The WCT also develops early warning systems—using information from several social networking project teams—to develop a collective understanding of when projects are starting to deviate from plan.  Early warning systems are not merely financial measures; they involve any measurable and verifiable indicators that teams have found useful and that can be genericized and reused.  Notably, early warnings target above- and below-expectation results. Examples are:

  • A space was launched to engage a defined audience (each space should have a charter that defines goals, activities, staffing, timelines and success). The targeted audience is not attracted, evidenced by lack of interactivity.
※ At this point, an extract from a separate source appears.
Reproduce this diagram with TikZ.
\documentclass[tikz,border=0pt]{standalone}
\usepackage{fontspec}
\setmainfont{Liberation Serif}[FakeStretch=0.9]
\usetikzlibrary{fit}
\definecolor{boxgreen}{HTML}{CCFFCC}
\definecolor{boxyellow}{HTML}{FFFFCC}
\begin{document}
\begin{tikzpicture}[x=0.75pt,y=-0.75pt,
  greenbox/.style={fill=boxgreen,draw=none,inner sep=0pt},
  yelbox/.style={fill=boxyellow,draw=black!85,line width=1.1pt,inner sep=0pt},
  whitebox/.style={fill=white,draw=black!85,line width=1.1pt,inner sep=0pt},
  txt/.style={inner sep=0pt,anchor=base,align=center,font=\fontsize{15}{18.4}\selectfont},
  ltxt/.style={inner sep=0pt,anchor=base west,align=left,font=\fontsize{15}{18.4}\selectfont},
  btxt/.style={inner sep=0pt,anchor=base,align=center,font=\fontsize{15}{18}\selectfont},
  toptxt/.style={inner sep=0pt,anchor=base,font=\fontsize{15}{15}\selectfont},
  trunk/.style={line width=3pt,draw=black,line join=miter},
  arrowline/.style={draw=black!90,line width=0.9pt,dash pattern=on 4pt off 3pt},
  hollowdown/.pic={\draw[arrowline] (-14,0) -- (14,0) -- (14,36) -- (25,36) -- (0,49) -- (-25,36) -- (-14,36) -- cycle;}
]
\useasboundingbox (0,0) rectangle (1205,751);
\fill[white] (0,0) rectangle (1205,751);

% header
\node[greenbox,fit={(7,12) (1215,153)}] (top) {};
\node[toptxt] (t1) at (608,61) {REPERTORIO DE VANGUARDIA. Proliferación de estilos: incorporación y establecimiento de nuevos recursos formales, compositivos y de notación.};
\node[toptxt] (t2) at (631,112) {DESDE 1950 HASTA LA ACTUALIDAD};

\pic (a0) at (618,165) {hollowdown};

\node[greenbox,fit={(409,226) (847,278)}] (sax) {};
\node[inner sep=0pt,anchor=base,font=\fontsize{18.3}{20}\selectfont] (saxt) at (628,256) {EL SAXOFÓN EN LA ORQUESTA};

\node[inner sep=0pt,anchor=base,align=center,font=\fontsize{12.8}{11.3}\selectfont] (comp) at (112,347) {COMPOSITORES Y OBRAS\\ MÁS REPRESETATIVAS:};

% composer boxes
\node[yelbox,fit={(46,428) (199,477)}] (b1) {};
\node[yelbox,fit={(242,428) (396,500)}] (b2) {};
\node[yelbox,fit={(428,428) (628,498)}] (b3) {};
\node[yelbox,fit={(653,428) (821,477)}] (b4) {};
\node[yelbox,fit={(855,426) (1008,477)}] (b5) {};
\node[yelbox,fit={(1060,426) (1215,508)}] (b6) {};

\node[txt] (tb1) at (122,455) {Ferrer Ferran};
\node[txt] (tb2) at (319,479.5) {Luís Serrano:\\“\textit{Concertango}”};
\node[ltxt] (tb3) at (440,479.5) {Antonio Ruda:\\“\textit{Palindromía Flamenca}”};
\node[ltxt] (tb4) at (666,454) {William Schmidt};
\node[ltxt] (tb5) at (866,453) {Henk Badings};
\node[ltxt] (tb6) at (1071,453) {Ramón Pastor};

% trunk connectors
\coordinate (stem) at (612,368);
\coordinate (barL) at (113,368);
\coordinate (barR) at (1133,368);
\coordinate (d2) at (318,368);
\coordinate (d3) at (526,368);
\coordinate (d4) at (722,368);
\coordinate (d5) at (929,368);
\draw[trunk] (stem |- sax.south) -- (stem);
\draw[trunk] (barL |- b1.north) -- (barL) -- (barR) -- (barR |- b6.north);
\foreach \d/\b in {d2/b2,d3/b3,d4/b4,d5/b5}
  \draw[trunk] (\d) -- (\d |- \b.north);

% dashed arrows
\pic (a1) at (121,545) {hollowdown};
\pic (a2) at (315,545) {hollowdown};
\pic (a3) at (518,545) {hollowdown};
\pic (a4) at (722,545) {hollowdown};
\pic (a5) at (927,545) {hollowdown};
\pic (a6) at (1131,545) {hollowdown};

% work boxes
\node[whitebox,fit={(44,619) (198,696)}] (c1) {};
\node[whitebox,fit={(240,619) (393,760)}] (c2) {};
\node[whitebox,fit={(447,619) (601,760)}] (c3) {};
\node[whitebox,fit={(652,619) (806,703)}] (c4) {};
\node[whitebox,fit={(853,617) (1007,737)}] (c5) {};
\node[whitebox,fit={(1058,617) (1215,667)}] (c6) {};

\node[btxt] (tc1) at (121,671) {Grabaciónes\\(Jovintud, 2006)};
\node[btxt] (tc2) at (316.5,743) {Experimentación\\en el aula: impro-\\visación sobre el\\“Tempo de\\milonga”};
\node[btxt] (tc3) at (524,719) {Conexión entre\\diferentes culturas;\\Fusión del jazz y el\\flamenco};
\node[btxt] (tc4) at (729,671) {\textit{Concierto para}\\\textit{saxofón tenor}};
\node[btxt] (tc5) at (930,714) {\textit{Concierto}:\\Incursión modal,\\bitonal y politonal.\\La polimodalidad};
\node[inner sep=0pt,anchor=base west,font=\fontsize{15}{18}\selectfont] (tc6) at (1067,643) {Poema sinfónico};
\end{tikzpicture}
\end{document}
The WCT benchmarks how long interactivity takes, so these metrics indicate over- or under-performance.
  • The space launches with much support, but UGC (user generated content) is minimal within the specified period.
  • Outreach to bloggers or tweeps (Twitter community) is not reciprocated at the benchmarked level by the expected time.
  • Videos aren’t shared in the right number by the time expected.
  • The idea is to identify and correct quickly; this means celebration for a team is above plan.

Staffing the WCT

Social business initiatives and activities are inherently decentralized and in virtual spaces, so you can use this to your advantage. Since the WCT supports the enterprise’s social business initiatives, its size depends on how many initiatives you have. Many firms task a small group of part-time employees (perhaps with a consultant for a short time) to seed it. Each business unit that launches a social space will send their employees for training, per the social business policy, so trainees become part of the WCT by default. The WCT selects the platform and designs required sharing processes that has the minimal footprint necessary, so it doesn’t become a burden.

The key tenet of the WCT is knowledge dispersion: the WCT guides members on how to mentor as well as the SWCs themselves, so the business unit transfers knowledge within itself and among other BUs.

The growth of WCTs often looks like a bell curve. Many teams begin virtually, and their staff grows as social business activity increases. However, they often scale back down to virtual teams as the established knowledge and practices of the social business practitioners increase.

Conclusions

  • The WCT significantly improves the success rate of the organization’s social business initiatives because it explicitly focuses on recognizing and sharing good practices.
  • Mentoring is a key lever for scaling knowledge.
  • Each initiative has goals, staffing, metrics and timelines within its charter, so it’s easy for the WCT to compare and develop guidelines quickly.
  • The WCT is a virtual team in the beginning; it scales with the amount of social business activity. Once good practices are well established through its “alumni,” it may well scale back to a virtual team again since alumni will manage the firm’s knowledge as a part of their core social business processes.

How does your firm manage creation and sharing of good practices?